Bestselling fantasy author V.E. Schwab talks why it’s so important to have a wide variety of queer characters in pop culture

Tara and Willow holding a candle
Image credit: 20th Century Fox

When bestselling fantasy author V.E. Schwab gets interviewed, the topic of Buffy the Vampire Slayer often comes up. “Buffy is a seminal work for me,” Schwab told me in an interview at NYCC, where she was promoting her new book The Fragile Threads of Power. “Buffy informs everything, weirdly both Buffy and Supernatural. I was 12 or 13 when Buffy started.”

But looking back, that influence was not entirely positive. “When I look at Buffy, I sometimes wonder, if I had had more than two options, if I had had more than Willow and Tara, if I had more than the traumatized villain or the dead girl, would I have figured out I was gay sooner?”

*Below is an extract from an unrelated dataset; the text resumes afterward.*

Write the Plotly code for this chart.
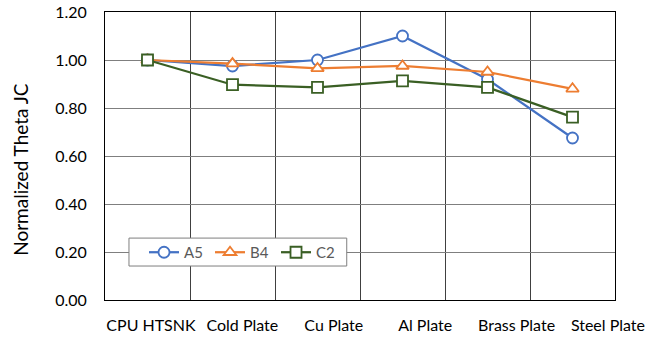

Whereas anime, which Schwab was also a huge fan of, offered a “lot of gender bending and fluidity early on; it provided bigger spaces, bigger models to fit yourself within,” American TV shows like Buffy were considered groundbreaking if they had even a single queer character. And, Schwab explains, that meant that young lesbians didn’t have many kinds of queer to try on for themselves. Watching Buffy, she said, “I thought, Oh, I can’t be gay, because I don’t look like that or that, I don’t feel like that or that.” Willow and Tara “were both hyper fem, they were both very girly, and I didn’t feel that way. So I was like, well, I must not be gay then, because I don’t look or feel like either part of this dynamic.”

More broadly, Schwab says, for a long time the models for lesbians were “lipstick or butch.” And neither fit her: “I was like, well, I’m not either one of those, so where does that leave me? For 26 years of life I thought I’m just doing straight wrong. I would try to be with guys and I would just be like, Oh, it must be me that’s wrong, instead of not seeing enough mirrors in my society saying here’s all the things that could be you.”

Having been through that experience, Schwab very much understands her work as a writer as avoiding those same pitfalls, instead providing a range of visions of queerdom and human life, opening up space in people’s imaginations with which they can find themselves. “I think as a writer we try to create more mirrors and more doorways so that people will see themselves.”

“The more varied depictions we get,” says Schwab, “the more people are going to be actually be able to see themselves in those parts, instead of feeling negated by them.”